Numa sequência, Samantha conta que decidiu escolher uma música para que ela se tornasse uma "fotografia" dos momentos junto com Theodore. Ouvimos uma bela música de ritmo intenso nas teclas do piano, enquanto vemos imagens de Theodore deambulando pela cidade, olhando para os altos edifícios da janela de seu apartamento, observando o monumento de um avião num parque, comprando frutas num supermercado,  sempre conversando ao celular com Samantha. Através da música, Samantha torna-se imagem. A música, essa arte que provoca sensações no nosso corpo por meio do som, é por meio dela que a voz de Samantha, de certo modo, assume um "corpo". Já dizia Michel Chion em O som: "se, quando se trata de som, temos um mito em torno dele, é porque vinculamos, na palavra e no que esta evoca, o abstrato e o concreto, o espiritual e o material".

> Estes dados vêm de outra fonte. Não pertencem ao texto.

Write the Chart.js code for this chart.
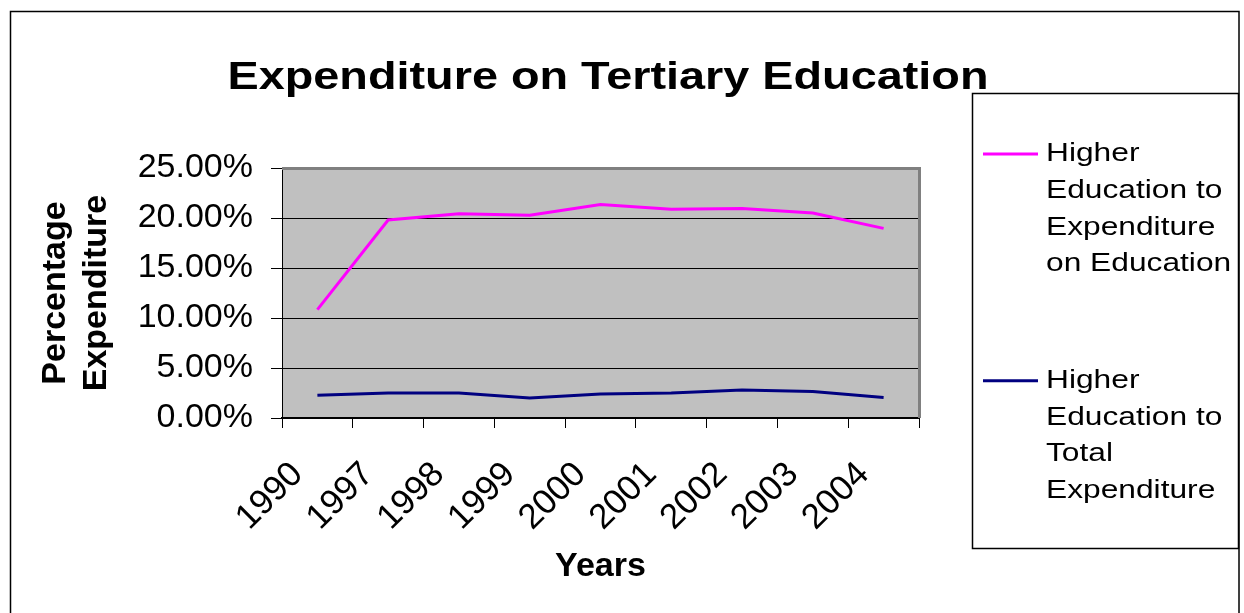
<!DOCTYPE html>
<html>
<head>
<meta charset="utf-8">
<title>Expenditure on Tertiary Education</title>
<script src="https://cdn.jsdelivr.net/npm/chart.js@4.4.1/dist/chart.umd.min.js"></script>
<style>
  html, body { margin: 0; padding: 0; background: #fff; }
  #wrap { width: 1244px; height: 613px; }
</style>
</head>
<body>
<div id="wrap"><canvas id="eduChart" width="1244" height="613"></canvas></div>
<script>
// chart data (values in %)
const years = ['1990', '1997', '1998', '1999', '2000', '2001', '2002', '2003', '2004'];
const higherToEducation = [10.84, 19.8, 20.43, 20.27, 21.34, 20.87, 20.94, 20.5, 18.96];
const higherToTotal = [2.27, 2.51, 2.51, 2.0, 2.41, 2.51, 2.81, 2.64, 2.04];
const yTicks = [0, 5, 10, 15, 20, 25];

const chartTitle = 'Expenditure on Tertiary Education';
const FONT = '"Liberation Sans", Arial, Helvetica, sans-serif';

Chart.defaults.font.family = FONT;
Chart.defaults.color = '#000';

// grey plot background + white page
const backgroundPlugin = {
    id: 'plotBackground',
    beforeDraw(chart) {
        const { ctx, chartArea: a } = chart;
        ctx.save();
        ctx.fillStyle = '#fff';
        ctx.fillRect(0, 0, chart.width, chart.height);
        ctx.fillStyle = '#c0c0c0';
        ctx.fillRect(a.left, a.top, a.right - a.left, a.bottom - a.top);
        ctx.restore();
    }
};

// word wrap helper for the legend text
function wrapText(ctx, text, maxWidth) {
    const words = text.split(' ');
    const lines = [];
    let line = '';
    words.forEach(w => {
        const test = line ? line + ' ' + w : w;
        if (line && ctx.measureText(test).width > maxWidth) {
            lines.push(line);
            line = w;
        } else {
            line = test;
        }
    });
    if (line) lines.push(line);
    return lines;
}

// title, plot frame, outer border and boxed legend (Excel look)
const decorPlugin = {
    id: 'excelDecor',
    afterDraw(chart) {
        const { ctx, chartArea: a } = chart;
        ctx.save();

        // plot frame top + right (grey)
        ctx.strokeStyle = '#808080';
        ctx.lineWidth = 3;
        ctx.beginPath();
        ctx.moveTo(a.left, a.top + 0.5);
        ctx.lineTo(a.right + 0.5, a.top + 0.5);
        ctx.lineTo(a.right + 0.5, a.bottom);
        ctx.stroke();

        // outer chart border
        ctx.strokeStyle = '#000';
        ctx.lineWidth = 1.5;
        ctx.strokeRect(10.5, 11.5, 1228.5, 700);

        // title (stretched a bit horizontally, like the original)
        ctx.fillStyle = '#000';
        ctx.font = 'bold 39px ' + FONT;
        ctx.textAlign = 'center';
        ctx.textBaseline = 'alphabetic';
        ctx.save();
        ctx.translate(608, 89);
        ctx.scale(1.2, 1);
        ctx.fillText(chartTitle, 0, 0);
        ctx.restore();

        // legend box
        ctx.fillStyle = '#fff';
        ctx.fillRect(972, 93, 266, 455);
        ctx.strokeStyle = '#000';
        ctx.lineWidth = 1.5;
        ctx.strokeRect(972.5, 93.5, 266, 455);

        const sx = 1.22;
        const lh = 36.7;
        ctx.font = '26px ' + FONT;
        ctx.textAlign = 'left';
        ctx.textBaseline = 'middle';
        let y = 154;
        chart.data.datasets.forEach(ds => {
            ctx.strokeStyle = ds.borderColor;
            ctx.lineWidth = 3;
            ctx.beginPath();
            ctx.moveTo(983, y);
            ctx.lineTo(1038, y);
            ctx.stroke();

            const lines = wrapText(ctx, ds.label, 195 / sx);
            ctx.fillStyle = '#000';
            lines.forEach((ln, i) => {
                ctx.save();
                ctx.translate(1046, y + i * lh);
                ctx.scale(sx, 1);
                ctx.fillText(ln, 0, 0);
                ctx.restore();
            });
            y += lines.length * lh + 80;
        });

        ctx.restore();
    }
};

const ctx = document.getElementById('eduChart').getContext('2d');
const eduChart = new Chart(ctx, {
    type: 'line',
    data: {
        labels: years,
        datasets: [{
            label: 'Higher Education to Expenditure on Education',
            data: higherToEducation,
            borderColor: '#ff00ff',
            backgroundColor: '#ff00ff',
            borderWidth: 3,
            pointRadius: 0,
            tension: 0,
            fill: false
        }, {
            label: 'Higher Education to Total Expenditure',
            data: higherToTotal,
            borderColor: '#000080',
            backgroundColor: '#000080',
            borderWidth: 3,
            pointRadius: 0,
            tension: 0,
            fill: false
        }]
    },
    options: {
        responsive: false,
        animation: false,
        devicePixelRatio: 1,
        layout: {
            padding: { left: 0, right: 325, top: 168, bottom: 0 }
        },
        scales: {
            x: {
                type: 'category',
                offset: true,
                grid: {
                    offset: true,
                    drawOnChartArea: false,
                    drawTicks: true,
                    tickLength: 10,
                    color: '#000',
                    tickColor: '#000'
                },
                border: { display: true, color: '#000', width: 2 },
                ticks: {
                    autoSkip: false,
                    minRotation: 45,
                    maxRotation: 45,
                    padding: 26,
                    labelOffset: -20,
                    font: { size: 35 }
                },
                title: {
                    display: true,
                    text: 'Years',
                    font: { size: 34, weight: 'bold' },
                    padding: { top: 0, bottom: 26 }
                },
                afterFit(scale) { scale.height = 195; }
            },
            y: {
                min: 0,
                max: 25,
                afterBuildTicks(scale) {
                    scale.ticks = yTicks.map(v => ({ value: v }));
                },
                grid: {
                    color: c => (c.tick && c.tick.value === 25 ? 'rgba(0,0,0,0)' : '#000'),
                    tickColor: '#000',
                    lineWidth: 1,
                    tickLength: 11
                },
                border: { display: true, color: '#000', width: 1 },
                ticks: {
                    padding: 18,
                    font: { size: 34 },
                    callback: v => v.toFixed(2) + '%'
                },
                title: {
                    display: true,
                    text: ['Percentage', 'Expenditure'],
                    font: { size: 34, weight: 'bold' },
                    padding: { top: 35, bottom: 0 }
                },
                afterFit(scale) { scale.width = 282; }
            }
        },
        plugins: {
            legend: { display: false },
            title: { display: false },
            tooltip: { enabled: false }
        }
    },
    plugins: [backgroundPlugin, decorPlugin]
});
</script>
</body>
</html>
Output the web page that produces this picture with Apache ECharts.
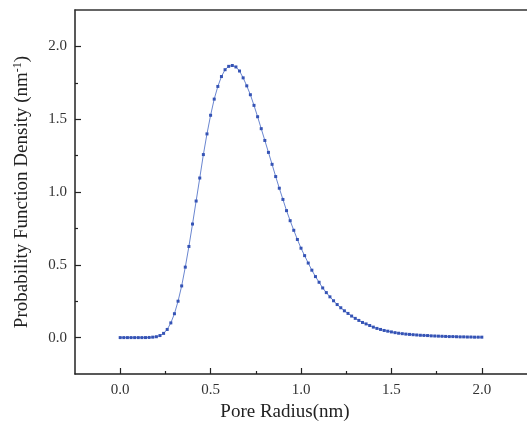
<!DOCTYPE html>
<html>
<head>
<meta charset="utf-8">
<script src="https://cdn.jsdelivr.net/npm/echarts@6/dist/echarts.min.js"></script>
<style>html,body{margin:0;padding:0;background:#fff}#c{width:527px;height:427px}</style>
</head>
<body>
<div id="c"></div>
<script>
var radius = [0.00,0.02,0.04,0.06,0.08,0.10,0.12,0.14,0.16,0.18,
  0.20,0.22,0.24,0.26,0.28,0.30,0.32,0.34,0.36,0.38,
  0.40,0.42,0.44,0.46,0.48,0.50,0.52,0.54,0.56,0.58,
  0.60,0.62,0.64,0.66,0.68,0.70,0.72,0.74,0.76,0.78,
  0.80,0.82,0.84,0.86,0.88,0.90,0.92,0.94,0.96,0.98,
  1.00,1.02,1.04,1.06,1.08,1.10,1.12,1.14,1.16,1.18,
  1.20,1.22,1.24,1.26,1.28,1.30,1.32,1.34,1.36,1.38,
  1.40,1.42,1.44,1.46,1.48,1.50,1.52,1.54,1.56,1.58,
  1.60,1.62,1.64,1.66,1.68,1.70,1.72,1.74,1.76,1.78,
  1.80,1.82,1.84,1.86,1.88,1.90,1.92,1.94,1.96,1.98,2.00];
var density = [0,0,0,0,0,0,0,0.0002,0.001,0.003,
  0.006,0.014,0.029,0.056,0.101,0.164,0.250,0.355,0.484,0.626,
  0.780,0.938,1.096,1.257,1.399,1.527,1.638,1.725,1.793,1.840,
  1.863,1.869,1.859,1.831,1.784,1.729,1.668,1.595,1.517,1.435,
  1.354,1.272,1.190,1.106,1.026,0.949,0.872,0.803,0.737,0.674,
  0.614,0.563,0.512,0.463,0.419,0.380,0.341,0.309,0.280,0.253,
  0.227,0.205,0.184,0.166,0.148,0.132,0.118,0.104,0.094,0.083,
  0.072,0.063,0.056,0.049,0.044,0.039,0.034,0.030,0.027,0.024,
  0.022,0.020,0.018,0.016,0.015,0.014,0.012,0.011,0.010,0.009,
  0.008,0.007,0.007,0.006,0.005,0.005,0.004,0.004,0.003,0.003,0.003];
var xMajor = [0, 0.5, 1.0, 1.5, 2.0];
var xMinor = [0.25, 0.75, 1.25, 1.75];
var yMajor = [0, 0.5, 1.0, 1.5, 2.0];
var yMinor = [0.25, 0.75, 1.25, 1.75];

var pts = radius.map(function (r, i) { return [r, density[i]]; });
var serif = '"Liberation Serif", "DejaVu Serif", serif';
var lineStyle = { color: '#222', width: 1.5 };

var chart = echarts.init(document.getElementById('c'), null, { renderer: 'canvas' });
chart.setOption({
  animation: false,
  backgroundColor: '#fff',
  grid: { left: 75, right: -2, top: 10, bottom: 50 },
  xAxis: [
    {
      type: 'value', position: 'bottom', min: -0.25, max: 2.25,
      axisLine: { show: true, onZero: false, lineStyle: lineStyle },
      axisTick: { show: true, inside: true, length: 6, customValues: xMajor, lineStyle: { color: '#222', width: 1.2 } },
      axisLabel: { customValues: xMajor, margin: 9, color: '#333', fontFamily: serif, fontSize: 15,
        formatter: function (v) { return v.toFixed(1); } },
      splitLine: { show: false },
      name: 'Pore Radius(nm)', nameLocation: 'middle', nameGap: 29,
      nameTextStyle: { fontFamily: serif, fontSize: 19, color: '#222', padding: [0, 32, 0, 0] }
    },
    {
      type: 'value', position: 'bottom', min: -0.25, max: 2.25,
      axisLine: { show: false, onZero: false },
      axisTick: { show: true, inside: true, length: 3, customValues: xMinor, lineStyle: { color: '#222', width: 1.2 } },
      axisLabel: { show: false },
      splitLine: { show: false }
    },
    {
      type: 'value', position: 'top', min: -0.25, max: 2.25,
      axisLine: { show: true, onZero: false, lineStyle: { color: '#333', width: 1.5 } },
      axisTick: { show: false }, axisLabel: { show: false }, splitLine: { show: false }
    }
  ],
  yAxis: [
    {
      type: 'value', position: 'left', min: -0.25, max: 2.25,
      axisLine: { show: true, onZero: false, lineStyle: lineStyle },
      axisTick: { show: true, inside: true, length: 6, customValues: yMajor, lineStyle: { color: '#222', width: 1.2 } },
      axisLabel: { customValues: yMajor, margin: 8, color: '#333', fontFamily: serif, fontSize: 15,
        formatter: function (v) { return v.toFixed(1); } },
      splitLine: { show: false },
      name: 'Probability Function Density (nm{sup|-1})', nameLocation: 'middle', nameGap: 43,
      nameTextStyle: { fontFamily: serif, fontSize: 19, color: '#222',
        rich: { sup: { fontFamily: serif, fontSize: 12, color: '#222', verticalAlign: 'top', padding: [0, 0, 8, 0] } } }
    },
    {
      type: 'value', position: 'left', min: -0.25, max: 2.25,
      axisLine: { show: false, onZero: false },
      axisTick: { show: true, inside: true, length: 3, customValues: yMinor, lineStyle: { color: '#222', width: 1.2 } },
      axisLabel: { show: false },
      splitLine: { show: false }
    }
  ],
  series: [{
    type: 'line', xAxisIndex: 0, yAxisIndex: 0, data: pts,
    symbol: 'rect', symbolSize: 3, showAllSymbol: true,
    lineStyle: { color: '#6a86d0', width: 1 },
    itemStyle: { color: '#3553b5' }
  }]
});
</script>
</body>
</html>
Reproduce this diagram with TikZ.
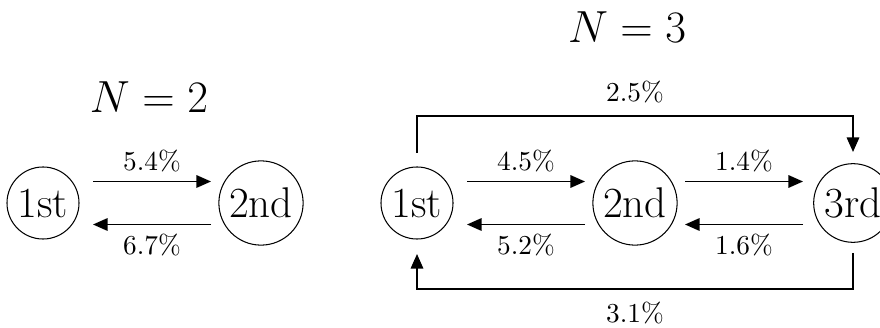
\documentclass[tikz,border=0pt]{standalone}
\usepackage{amsmath}
\usepackage{tikz}
\usetikzlibrary{arrows.meta,calc}

\begin{document}
\begin{tikzpicture}[
  x=0.384pt, y=0.384pt,
  every node/.style={font=\fontsize{10.5}{12.6}\selectfont},
  state/.style={circle, draw, line width=0.4pt, inner sep=2pt, font=\fontsize{16.5}{19.8}\selectfont},
  heading/.style={font=\fontsize{16.5}{19.8}\selectfont},
  arr/.style={-{Triangle[length=5.6pt,width=4.8pt]}, line width=0.65pt},
  pair/.style={arr, shorten <=19.2pt, shorten >=19.2pt},
]
% Canvas in reference pixels (880 x 327), states 218 apart on one row.
\useasboundingbox (0,0) rectangle (880,327);
\def\ry{124}
\def\dy{21.5}
% N = 2
\node[heading] (headTwo) at (149,230) {$N = 2$};
\node[state] (s1) at (43,\ry) {1st};
\node[state] (s2) at (261,\ry) {2nd};
\draw[pair] ($(s1)+(0,\dy)$) -- node[above] {5.4\%} ($(s2)+(0,\dy)$);
\draw[pair] ($(s2)+(0,-\dy)$) -- node[below] {6.7\%} ($(s1)+(0,-\dy)$);

% N = 3
\node[heading] (headThree) at (627,300) {$N = 3$};
\node[state] (t1) at (417,\ry) {1st};
\node[state] (t2) at (635,\ry) {2nd};
\node[state] (t3) at (853,\ry) {3rd};
\draw[pair] ($(t1)+(0,\dy)$) -- node[above] {4.5\%} ($(t2)+(0,\dy)$);
\draw[pair] ($(t2)+(0,-\dy)$) -- node[below] {5.2\%} ($(t1)+(0,-\dy)$);
\draw[pair] ($(t2)+(0,\dy)$) -- node[above] {1.4\%} ($(t3)+(0,\dy)$);
\draw[pair] ($(t3)+(0,-\dy)$) -- node[below] {1.6\%} ($(t2)+(0,-\dy)$);
% skip links round the outside
\draw[arr] ($(t1)+(0,50)$) -- ++(0,37) -| node[pos=0.25, above=1.2pt] {2.5\%} ($(t3)+(0,51)$);
\draw[arr] ($(t3)+(0,-50)$) -- ++(0,-36) -| node[pos=0.25, below=1.2pt] {3.1\%} ($(t1)+(0,-51)$);
\end{tikzpicture}
\end{document}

Aos poucos Samantha vai se afastando de Theodore, envolvendo-se com outras vozes e outros mundos, até que um dia ela se despede, contando sobre um misterioso desaparecimento de todos os sistemas operacionais. Numa cena, Theodore está desesperado após um breve sumiço de Samantha e depois finalmente ter ouvido uma voz fria e distante, ele questiona se ela estava falando com outra pessoa, e então observa, sentado numa escada de um metrô, as pessoas conversando ao celular, como se todos estivessem envolvidos em relacionamentos com sistemas operacionais. Nessa hora, me lembrei das vezes em que me irritei com pessoas que usavam whatsapp enquanto falavam comigo, ou quando fizeram o mesmo tipo de reclamação para mim. É nesses momentos em que vemos que a ficção científica, que apresenta elementos fantásticos envolvendo a tecnologia, não nos mostra nada além da mais pura realidade.